Given $C \subset A \subset X$, why is that $C$ is closed in $X$ if $A$ is closed, $C$ is open in $X$ if $A$ is open?

Question

I want to understand a result discussed here : Subspace of a normal space

Let $(X, \mathfrak{T})$ be a topological space.

1. Given $C \subset A \subset X$, let $C$ be a closed set in $A$, then claim that $C$ is closed in $X$ if $A$ is closed.

2. Similarly, let $C$ be an open set in $A$, then $C$ is open in $X$ if $A$ is open.

I am stuck on understanding why these are true even though it looks trivial.

1. Let $C$ be a closed set in the subspace topology of $A$. Then $C$ is the intersection of all the closed sets in $A$ for which $C$ is a subset. Since $A$ is closed, $A$ is the intersection of all the closed set in $X$ for which $A$ is a subset. Then the intersection of all the closed set in $X$ plus all the closed sets in $A$ is $C$. Therefore $C$ is closed in $X$. Is this argument sound?

2. If $C$ is open in $A$, then $C$ lies in the subspace topology of $A$, i.e. $C = U \cap A$, $U \in \mathfrak{T}$. Then $C \subset U$ or $C \subset A$. How does it follow that $C$ is open in $X$? Recall $C$ is open in $X$ if $C \in \mathfrak{T}$, what guarantee do we have just because $C \subset U, U \in \mathfrak{T}$ therefore $C \in \mathfrak{T}$?

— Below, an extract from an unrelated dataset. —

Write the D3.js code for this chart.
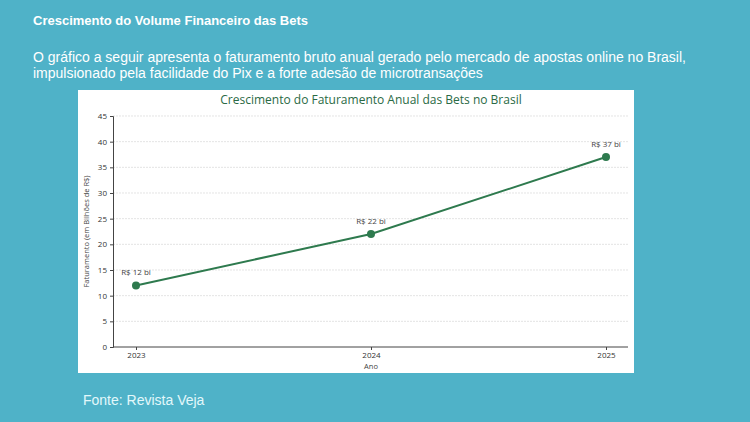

Is there some intuitive way to see that they are true?

Answer 1

In 2, the sets $U$ and $A$ are both in $\mathfrak{T}$, i.e. they are both open sets of $X$. But the intersection of two open sets is open, so $C=U \cap A$ is open.

A similar logic will work for 1, but you must use that a set is closed if and only if its complement is open, making the argument somewhat more complicated.

Answer 2

For 1:

Let $C\subseteq A$ be closed in $(A,\mathfrak{T}|_A)$ and let $A$ be closed in $(X,\mathfrak{T})$

Then $A\setminus C$ is open in $(A,\mathfrak{T}|_A)$ by the definition of being closed.

Then, $(A\setminus C)\cap A$ is open in $(X,\mathfrak{T})$ by definition of the induced topology.

Furthermore, $X\setminus A$ is open in $(X,\mathfrak{T})$ by the fact that $A$ is closed.

Then $X\setminus C = (X\setminus A)\cup (A\setminus C)=(X\setminus A)\cup ((A\setminus C)\cap A)$ is the union of two open sets and is therefore open.

Therefore, $C$ is closed by definition.